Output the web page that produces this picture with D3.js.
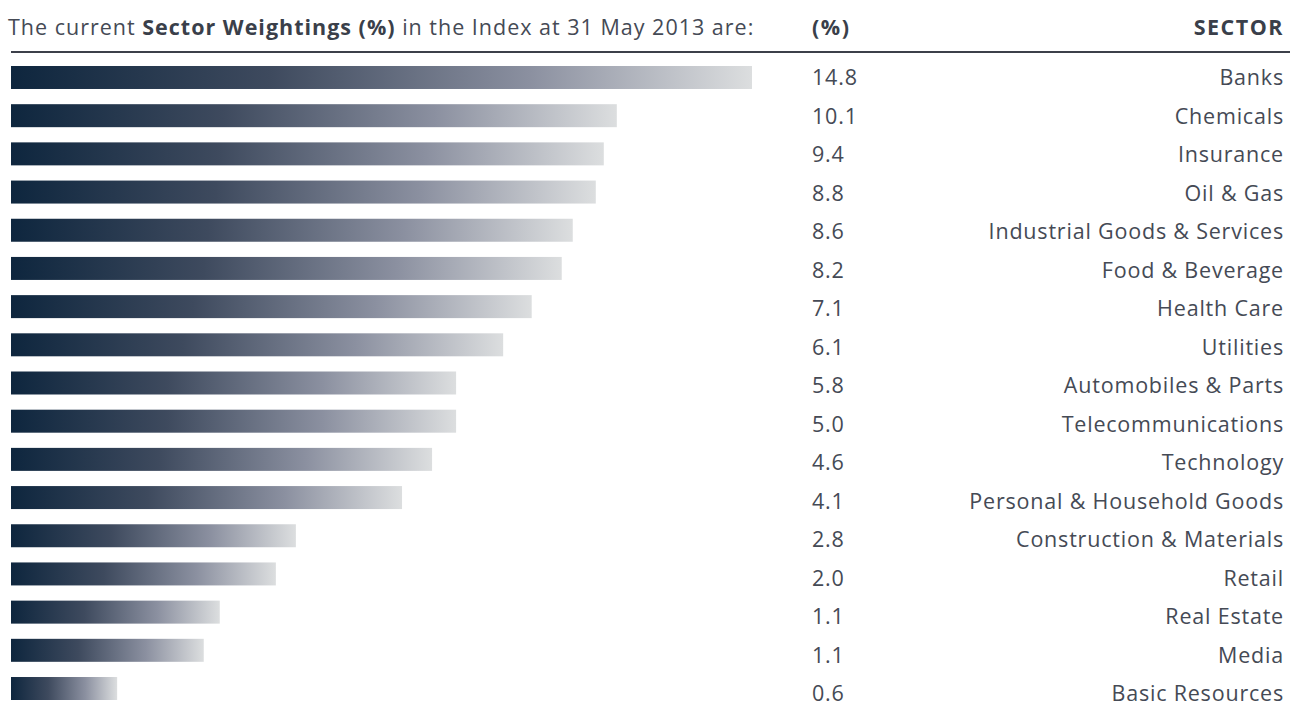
<!DOCTYPE html>
<html>
<head>
<meta charset="utf-8">
<script src="https://cdn.jsdelivr.net/npm/d3@7"></script>
<style>
  body { margin: 0; background: #fff; }
  text { font-family: "Open Sans", "DejaVu Sans", sans-serif; fill: #454a55; font-size: 21.5px; letter-spacing: 0.8px; }
  .hd { font-weight: bold; fill: #3a3f4a; }
</style>
</head>
<body>
<div id="chart"></div>
<script>
var W = 1290, H = 706;

// sectors, top to bottom
var sectors = ["Banks", "Chemicals", "Insurance", "Oil & Gas", "Industrial Goods & Services",
  "Food & Beverage", "Health Care", "Utilities", "Automobiles & Parts", "Telecommunications",
  "Technology", "Personal & Household Goods", "Construction & Materials", "Retail",
  "Real Estate", "Media", "Basic Resources"];
// printed weightings (%)
var weights = [14.8, 10.1, 9.4, 8.8, 8.6, 8.2, 7.1, 6.1, 5.8, 5.0, 4.6, 4.1, 2.8, 2.0, 1.1, 1.1, 0.6];
// bar lengths as drawn in the picture (same % units)
var barLengths = [14.8, 12.1, 11.84, 11.68, 11.22, 11.0, 10.4, 9.83, 8.89, 8.89, 8.41, 7.81, 5.69, 5.29, 4.17, 3.85, 2.12];

var titlePlain1 = "The current ", titleBold = "Sector Weightings (%)", titlePlain2 = " in the Index at 31 May 2013 are:";

var svg = d3.select("#chart").append("svg")
  .attr("width", W).attr("height", H);

var defs = svg.append("defs");
var grad = defs.append("linearGradient").attr("id", "barGrad")
  .attr("x1", "0%").attr("x2", "100%").attr("y1", "0%").attr("y2", "0%");
grad.append("stop").attr("offset", "0%").attr("stop-color", "#0e263e");
grad.append("stop").attr("offset", "35%").attr("stop-color", "#3e4a5e");
grad.append("stop").attr("offset", "70%").attr("stop-color", "#8b90a0");
grad.append("stop").attr("offset", "100%").attr("stop-color", "#dcdedf");

var x = d3.scaleLinear().domain([0, 14.8]).range([11, 752]);
var yBar = d3.scaleBand().domain(sectors).range([66, 700]).paddingInner(0.398).paddingOuter(0);
var yText = d3.scalePoint().domain(sectors).range([85, 701]);

// title
var t = svg.append("text").attr("x", 8).attr("y", 35).style("letter-spacing", "1px");
t.append("tspan").text(titlePlain1);
t.append("tspan").attr("class", "hd").text(titleBold);
t.append("tspan").text(titlePlain2);

svg.append("text").attr("class", "hd").attr("x", 812).attr("y", 35)
  .style("letter-spacing", "1.5px").text("(%)");
svg.append("text").attr("class", "hd").attr("x", 1284).attr("y", 35).attr("text-anchor", "end")
  .style("letter-spacing", "1.5px").text("SECTOR");

svg.append("line").attr("x1", 11).attr("x2", W).attr("y1", 52).attr("y2", 52)
  .attr("stroke", "#3c404a").attr("stroke-width", 2);

svg.selectAll("rect.bar").data(sectors).enter().append("rect")
  .attr("class", "bar")
  .attr("x", x(0))
  .attr("y", function(d) { return yBar(d); })
  .attr("height", yBar.bandwidth())
  .attr("width", function(d, i) { return x(barLengths[i]) - x(0); })
  .attr("fill", "url(#barGrad)");

svg.selectAll("text.val").data(sectors).enter().append("text")
  .attr("class", "val")
  .attr("x", 812)
  .attr("y", function(d) { return yText(d); })
  .text(function(d, i) { return weights[i].toFixed(1); });

svg.selectAll("text.sec").data(sectors).enter().append("text")
  .attr("class", "sec")
  .attr("x", 1284)
  .attr("y", function(d) { return yText(d); })
  .attr("text-anchor", "end")
  .text(function(d) { return d; });
</script>
</body>
</html>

-.-.-

== Problem details ==
The lines from the top of the data above through the one holding "var W = 1290, H = 706;" are to be repeated exactly, and only those, with no pictures.

== Response to this exercise ==
Output the web page that produces this picture with D3.js.
<!DOCTYPE html>
<html>
<head>
<meta charset="utf-8">
<script src="https://cdn.jsdelivr.net/npm/d3@7"></script>
<style>
  body { margin: 0; background: #fff; }
  text { font-family: "Open Sans", "DejaVu Sans", sans-serif; fill: #454a55; font-size: 21.5px; letter-spacing: 0.8px; }
  .hd { font-weight: bold; fill: #3a3f4a; }
</style>
</head>
<body>
<div id="chart"></div>
<script>
var W = 1290, H = 706;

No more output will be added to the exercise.